Nie zgrywaj (?) idioty i nie wymiguj się od odpowiedzi.
-
130. Data: 2011-03-23 07:28:06
Temat: Re: [CROSS-POST] Sprzedawcę "legalnego" softu
Od: Andrzej Ława <a...@l...SPAM_PRECZ.com>
W dniu 22.03.2011 18:15, Skrypëk pisze:
> Andrzej Ława wrote:
>> W dniu 18.03.2011 17:04, Skrypëk pisze:
>>
>>>> Tylko że analogia jest bez sensu, bo seans filmowy jest "towarem"
>>>> jednorazowym.
>>>
>>> Analogia jest z dupy, bo oprogramowanie nie jest sprzedawane tylko
>>> licencjonowane, prawo autorskie na to zezwala.
>>
>> Dziwne - na fakturze mam co innego.
>
> Na fakturze to se możesz mieć nawet że kupiłeś Pałac Kultury.
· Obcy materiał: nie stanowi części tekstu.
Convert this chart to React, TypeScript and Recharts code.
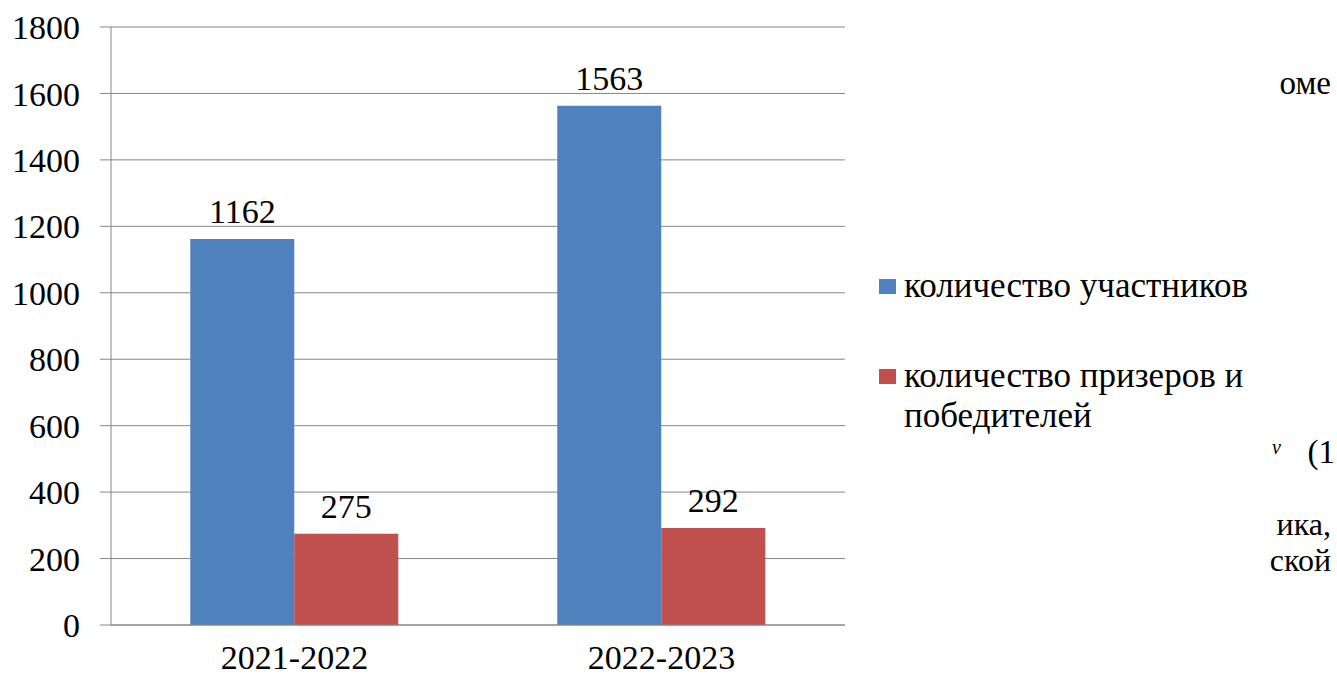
import React from "react";
import { BarChart, Bar, XAxis, YAxis, CartesianGrid, Legend, LabelList } from "recharts";

const years = ["2021-2022", "2022-2023"];
const participants = [1162, 1563];
const winners = [275, 292];
const yTicks = [0, 200, 400, 600, 800, 1000, 1200, 1400, 1600, 1800];
const edgeTicks = [0, 1, 2];

const seriesNames = ["количество участников", "количество призеров и победителей"];
const seriesColors = ["#4F81BD", "#C0504D"];

// fragments of the surrounding document text visible at the right edge
const strayText = [
  { text: "оме", right: 6, top: 64, size: 33, italic: false },
  { text: "v", right: 56, top: 428, size: 20, italic: true },
  { text: "(1", right: 2, top: 433, size: 33, italic: false },
  { text: "ика,", right: 6, top: 505, size: 32, italic: false },
  { text: "ской", right: 6, top: 541, size: 32, italic: false },
];

const FONT = "Liberation Serif";
const GRID = "#868686";

const data = years.map((y, i) => ({ year: y, participants: participants[i], winners: winners[i] }));

function LegendBox() {
  return (
    <div style={{ fontFamily: FONT, fontSize: 35, color: "#000", lineHeight: "40px" }}>
      {seriesNames.map((name, i) => (
        <div key={name} style={{ display: "flex", alignItems: "flex-start", marginBottom: i === 0 ? 50 : 0 }}>
          <span style={{ display: "inline-block", width: 17, height: 15, background: seriesColors[i], marginTop: 13, marginRight: 8, flex: "none" }} />
          <span style={{ width: 370 }}>{name}</span>
        </div>
      ))}
    </div>
  );
}

export default function App() {
  return (
    <div style={{ position: "absolute", left: 0, top: 0, width: 1337, height: 679, background: "#fff", overflow: "hidden", fontFamily: FONT }}>
      <BarChart width={1337} height={679} data={data} margin={{ top: 27, right: 492, bottom: 0, left: 0 }} barCategoryGap="21.6%" barGap={0}>
        <CartesianGrid vertical={false} stroke={GRID} strokeWidth={1} />
        <XAxis xAxisId="edges" type="number" domain={[0, 2]} ticks={edgeTicks} tick={false} tickSize={11} tickLine={{ stroke: GRID }} axisLine={false} height={0} />
        <XAxis dataKey="year" tickLine={false} tickSize={0} tickMargin={20} axisLine={{ stroke: GRID }} height={54} tick={{ fill: "#000", fontSize: 34, fontFamily: FONT }} />
        <YAxis domain={[0, 1800]} ticks={yTicks} width={111} tickSize={11} tickMargin={20} tickLine={{ stroke: GRID }} axisLine={{ stroke: GRID }} tick={{ fill: "#000", fontSize: 34, fontFamily: FONT }} />
        <Legend layout="vertical" align="center" verticalAlign="middle" wrapperStyle={{ left: 879, top: 266, width: 440 }} content={() => <LegendBox />} />
        <Bar dataKey="participants" name={seriesNames[0]} fill={seriesColors[0]} isAnimationActive={false}>
          <LabelList dataKey="participants" position="top" offset={16} fill="#000" fontSize={34} fontFamily={FONT} />
        </Bar>
        <Bar dataKey="winners" name={seriesNames[1]} fill={seriesColors[1]} isAnimationActive={false}>
          <LabelList dataKey="winners" position="top" offset={16} fill="#000" fontSize={34} fontFamily={FONT} />
        </Bar>
      </BarChart>
      {strayText.map((s) => (
        <span
          key={s.text}
          style={{
            position: "absolute",
            right: s.right,
            top: s.top,
            fontFamily: FONT,
            fontSize: s.size,
            fontStyle: s.italic ? "italic" : "normal",
            lineHeight: "38px",
            color: "#000",
            whiteSpace: "nowrap",
          }}
        >
          {s.text}
        </span>
      ))}
    </div>
  );
}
Bredzisz. I bełkotliwie język polski kaleczysz.
>>> Jak pragniesz analogii, to najbliższą byłoby licencjonowanie na ten
>>> przykład muzyki do filmów.
>>
>> Kupiłem płytkę z muzyką z filmu. Twierdzisz, że nie mam prawa jej
>> odsprzedać?
>
> Muzyki? Nie, cudzej muzyki nie masz prawa odsprzedawać.
Idź donieść na EMPiK - oni mają całe półki muzyki, która nie jest ich.